WHAT YOU NEED TO DO | Pictures in the data below are not part of the copy; transcribe everything else exactly.

DATA SECTION |

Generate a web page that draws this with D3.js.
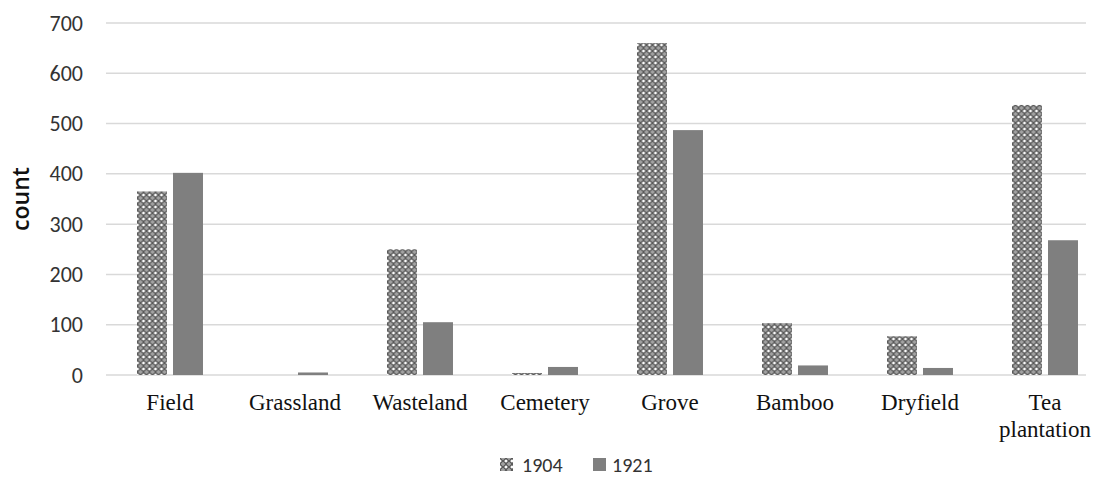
<!DOCTYPE html>
<html><head><meta charset="utf-8">
<script src="https://cdn.jsdelivr.net/npm/d3@7"></script>
<style>body{margin:0;background:#fff}svg{display:block}</style>
</head><body><svg id="c" width="1099" height="481"></svg>
<script>
const categories = ["Field","Grassland","Wasteland","Cemetery","Grove","Bamboo","Dryfield","Tea plantation"];
const seriesNames = ["1904","1921"];
const values1904 = [365, 0, 250, 4, 660, 103, 77, 537];
const values1921 = [402, 5, 105, 16, 487, 19, 14, 268];
const yTicks = [0,100,200,300,400,500,600,700];

const svg = d3.select("#c");
const W = 1099, H = 481;
const plot = {l:107.5, r:1107.5, t:23, b:375, gridL:106, gridR:1086};
const x = d3.scaleBand().domain(categories).range([plot.l, plot.r]);
const y = d3.scaleLinear().domain([0,700]).range([plot.b, plot.t]);

const defs = svg.append("defs");
const pat = defs.append("pattern").attr("id","hatch").attr("patternUnits","userSpaceOnUse")
  .attr("width",6).attr("height",6);
pat.append("rect").attr("width",6).attr("height",6).attr("fill","#fff");
pat.append("path").attr("d","M0,0L6,6M6,0L0,6").attr("stroke","#5a5a5a").attr("stroke-width",1.6);
pat.append("circle").attr("cx",3).attr("cy",0).attr("r",0.9).attr("fill","#777");
pat.append("circle").attr("cx",3).attr("cy",6).attr("r",0.9).attr("fill","#777");

// gridlines
svg.append("g").selectAll("line").data(yTicks).join("line")
  .attr("x1", plot.gridL).attr("x2", plot.gridR)
  .attr("y1", d => y(d)).attr("y2", d => y(d))
  .attr("stroke", "#d9d9d9").attr("stroke-width", 1.5);

// y tick labels
const yAxis = d3.axisLeft(y).tickValues(yTicks).tickSize(0).tickPadding(0);
const ga = svg.append("g").attr("transform", `translate(83,0)`).call(yAxis);
ga.select(".domain").remove();
ga.selectAll("text").attr("font-family","Carlito, 'Open Sans', 'Liberation Sans', sans-serif")
  .attr("font-size", 22).attr("fill","#333");

svg.append("text").attr("transform", `translate(29,${(plot.t + plot.b)/2}) rotate(-90)`)
  .attr("text-anchor","middle").attr("font-family","'Open Sans', 'Liberation Sans', sans-serif")
  .attr("font-size", 23).attr("font-weight", 600).attr("fill","#111").text("count");

// bars
const inner = d3.scaleBand().domain(seriesNames).range([0, x.bandwidth()]).paddingInner(0.167).paddingOuter(0.82);
const data = categories.map((c,i) => ({c, v:[values1904[i], values1921[i]]}));
const g = svg.append("g").selectAll("g").data(data).join("g")
  .attr("transform", d => `translate(${x(d.c)},0)`);
g.selectAll("rect").data(d => d.v.map((v,j) => ({s: seriesNames[j], v}))).join("rect")
  .attr("x", d => inner(d.s)).attr("width", inner.bandwidth())
  .attr("y", d => y(d.v)).attr("height", d => y(0) - y(d.v))
  .attr("fill", d => d.s === "1904" ? "url(#hatch)" : "#7f7f7f");

// category labels
const xl = svg.append("g").selectAll("text").data(categories).join("text")
  .attr("x", d => x(d) + x.bandwidth()/2).attr("y", plot.b + 35)
  .attr("text-anchor","middle").attr("font-family","'Liberation Serif', 'Times New Roman', serif")
  .attr("font-size", 23).attr("fill","#111");
xl.each(function(d){
  const words = d === "Tea plantation" ? ["Tea","plantation"] : [d];
  d3.select(this).selectAll("tspan").data(words).join("tspan")
    .attr("x", x(d) + x.bandwidth()/2).attr("dy", (w,i) => i ? 27 : 0).text(w => w);
});

// legend
const lg = svg.append("g").attr("transform","translate(500,458)");
const items = [{s:"1904", fill:"url(#hatch)", x:0, tx:22},{s:"1921", fill:"#7f7f7f", x:93, tx:112}];
items.forEach(it => {
  lg.append("rect").attr("x", it.x).attr("y",0).attr("width",13).attr("height",13).attr("fill", it.fill);
  lg.append("text").attr("x", it.tx).attr("y", 14).attr("font-family","Carlito, 'Open Sans', 'Liberation Sans', sans-serif")
    .attr("font-size", 20).attr("fill","#333").text(it.s);
});
</script></body></html>
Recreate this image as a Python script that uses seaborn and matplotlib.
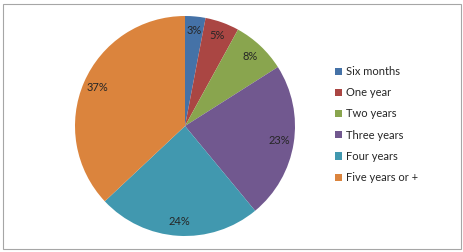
import matplotlib
matplotlib.use("Agg")
import matplotlib.pyplot as plt
import seaborn as sns
from matplotlib.patches import Rectangle, Patch

categories = ["Six months", "One year", "Two years", "Three years", "Four years", "Five years or +"]
values = [3, 5, 8, 23, 24, 37]
labels = ["3%", "5%", "8%", "23%", "24%", "37%"]
colors = ["#4572A7", "#AA4643", "#89A54E", "#71588F", "#4198AF", "#DB843D"]

sns.set_theme(style="white")
plt.rcParams["font.family"] = ["Lato", "DejaVu Sans"]

fig = plt.figure(figsize=(4.64, 2.52), dpi=100)
fig.patch.set_facecolor("white")

ax = fig.add_axes([75 / 464, 16 / 252, 220 / 464, 220 / 252])
palette = sns.color_palette(colors)
wedges, texts = ax.pie(values, colors=palette, startangle=90, counterclock=False,
                       labels=labels, labeldistance=0.87,
                       wedgeprops=dict(linewidth=0), radius=1)
for t in texts:
    t.set_fontsize(8)
    t.set_color("#262626")
    t.set_ha("center")
    t.set_va("center")
ax.set_xlim(-1, 1)
ax.set_ylim(-1, 1)
ax.set_aspect("equal")
ax.axis("off")

handles = [Patch(facecolor=c, edgecolor="none") for c in palette]
leg = fig.legend(handles, categories, loc="upper left", bbox_to_anchor=(335 / 464, 1 - 66 / 252),
                 frameon=False, fontsize=8, handlelength=0.6, handleheight=0.6,
                 handletextpad=0.4, labelspacing=0.92, borderaxespad=0, borderpad=0)
for t in leg.get_texts():
    t.set_color("#262626")

fig.patches.append(Rectangle((3 / 464, 3 / 252), 458 / 464, 245 / 252, transform=fig.transFigure,
                             fill=False, edgecolor="#A6A6A6", linewidth=0.8))

fig.savefig("out.png", dpi=100)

IN RESPONSE |
Generate a web page that draws this with D3.js.
<!DOCTYPE html>
<html><head><meta charset="utf-8">
<script src="https://cdn.jsdelivr.net/npm/d3@7"></script>
<style>body{margin:0;background:#fff}svg{display:block}</style>
</head><body><svg id="c" width="1099" height="481"></svg>
<script>
const categories = ["Field","Grassland","Wasteland","Cemetery","Grove","Bamboo","Dryfield","Tea plantation"];
const seriesNames = ["1904","1921"];
const values1904 = [365, 0, 250, 4, 660, 103, 77, 537];
const values1921 = [402, 5, 105, 16, 487, 19, 14, 268];
const yTicks = [0,100,200,300,400,500,600,700];

const svg = d3.select("#c");
const W = 1099, H = 481;
const plot = {l:107.5, r:1107.5, t:23, b:375, gridL:106, gridR:1086};
const x = d3.scaleBand().domain(categories).range([plot.l, plot.r]);
const y = d3.scaleLinear().domain([0,700]).range([plot.b, plot.t]);

const defs = svg.append("defs");
const pat = defs.append("pattern").attr("id","hatch").attr("patternUnits","userSpaceOnUse")
  .attr("width",6).attr("height",6);
pat.append("rect").attr("width",6).attr("height",6).attr("fill","#fff");
pat.append("path").attr("d","M0,0L6,6M6,0L0,6").attr("stroke","#5a5a5a").attr("stroke-width",1.6);
pat.append("circle").attr("cx",3).attr("cy",0).attr("r",0.9).attr("fill","#777");
pat.append("circle").attr("cx",3).attr("cy",6).attr("r",0.9).attr("fill","#777");

// gridlines
svg.append("g").selectAll("line").data(yTicks).join("line")
  .attr("x1", plot.gridL).attr("x2", plot.gridR)
  .attr("y1", d => y(d)).attr("y2", d => y(d))
  .attr("stroke", "#d9d9d9").attr("stroke-width", 1.5);

// y tick labels
const yAxis = d3.axisLeft(y).tickValues(yTicks).tickSize(0).tickPadding(0);
const ga = svg.append("g").attr("transform", `translate(83,0)`).call(yAxis);
ga.select(".domain").remove();
ga.selectAll("text").attr("font-family","Carlito, 'Open Sans', 'Liberation Sans', sans-serif")
  .attr("font-size", 22).attr("fill","#333");

svg.append("text").attr("transform", `translate(29,${(plot.t + plot.b)/2}) rotate(-90)`)
  .attr("text-anchor","middle").attr("font-family","'Open Sans', 'Liberation Sans', sans-serif")
  .attr("font-size", 23).attr("font-weight", 600).attr("fill","#111").text("count");

// bars
const inner = d3.scaleBand().domain(seriesNames).range([0, x.bandwidth()]).paddingInner(0.167).paddingOuter(0.82);
const data = categories.map((c,i) => ({c, v:[values1904[i], values1921[i]]}));
const g = svg.append("g").selectAll("g").data(data).join("g")
  .attr("transform", d => `translate(${x(d.c)},0)`);
g.selectAll("rect").data(d => d.v.map((v,j) => ({s: seriesNames[j], v}))).join("rect")
  .attr("x", d => inner(d.s)).attr("width", inner.bandwidth())
  .attr("y", d => y(d.v)).attr("height", d => y(0) - y(d.v))
  .attr("fill", d => d.s === "1904" ? "url(#hatch)" : "#7f7f7f");

// category labels
const xl = svg.append("g").selectAll("text").data(categories).join("text")
  .attr("x", d => x(d) + x.bandwidth()/2).attr("y", plot.b + 35)
  .attr("text-anchor","middle").attr("font-family","'Liberation Serif', 'Times New Roman', serif")
  .attr("font-size", 23).attr("fill","#111");
xl.each(function(d){
  const words = d === "Tea plantation" ? ["Tea","plantation"] : [d];
  d3.select(this).selectAll("tspan").data(words).join("tspan")
    .attr("x", x(d) + x.bandwidth()/2).attr("dy", (w,i) => i ? 27 : 0).text(w => w);
});

// legend
const lg = svg.append("g").attr("transform","translate(500,458)");
const items = [{s:"1904", fill:"url(#hatch)", x:0, tx:22},{s:"1921", fill:"#7f7f7f", x:93, tx:112}];
items.forEach(it => {
  lg.append("rect").attr("x", it.x).attr("y",0).attr("width",13).attr("height",13).attr("fill", it.fill);
  lg.append("text").attr("x", it.tx).attr("y", 14).attr("font-family","Carlito, 'Open Sans', 'Liberation Sans', sans-serif")
    .attr("font-size", 20).attr("fill","#333").text(it.s);
});
</script></body></html>
Recreate this image as a Python script that uses seaborn and matplotlib.
import matplotlib
matplotlib.use("Agg")
import matplotlib.pyplot as plt
import seaborn as sns
from matplotlib.patches import Rectangle, Patch

categories = ["Six months", "One year", "Two years", "Three years", "Four years", "Five years or +"]
values = [3, 5, 8, 23, 24, 37]
labels = ["3%", "5%", "8%", "23%", "24%", "37%"]
colors = ["#4572A7", "#AA4643", "#89A54E", "#71588F", "#4198AF", "#DB843D"]

sns.set_theme(style="white")
plt.rcParams["font.family"] = ["Lato", "DejaVu Sans"]

fig = plt.figure(figsize=(4.64, 2.52), dpi=100)
fig.patch.set_facecolor("white")

ax = fig.add_axes([75 / 464, 16 / 252, 220 / 464, 220 / 252])
palette = sns.color_palette(colors)
wedges, texts = ax.pie(values, colors=palette, startangle=90, counterclock=False,
                       labels=labels, labeldistance=0.87,
                       wedgeprops=dict(linewidth=0), radius=1)
for t in texts:
    t.set_fontsize(8)
    t.set_color("#262626")
    t.set_ha("center")
    t.set_va("center")
ax.set_xlim(-1, 1)
ax.set_ylim(-1, 1)
ax.set_aspect("equal")
ax.axis("off")

handles = [Patch(facecolor=c, edgecolor="none") for c in palette]
leg = fig.legend(handles, categories, loc="upper left", bbox_to_anchor=(335 / 464, 1 - 66 / 252),
                 frameon=False, fontsize=8, handlelength=0.6, handleheight=0.6,
                 handletextpad=0.4, labelspacing=0.92, borderaxespad=0, borderpad=0)
for t in leg.get_texts():
    t.set_color("#262626")

fig.patches.append(Rectangle((3 / 464, 3 / 252), 458 / 464, 245 / 252, transform=fig.transFigure,
                             fill=False, edgecolor="#A6A6A6", linewidth=0.8))

fig.savefig("out.png", dpi=100)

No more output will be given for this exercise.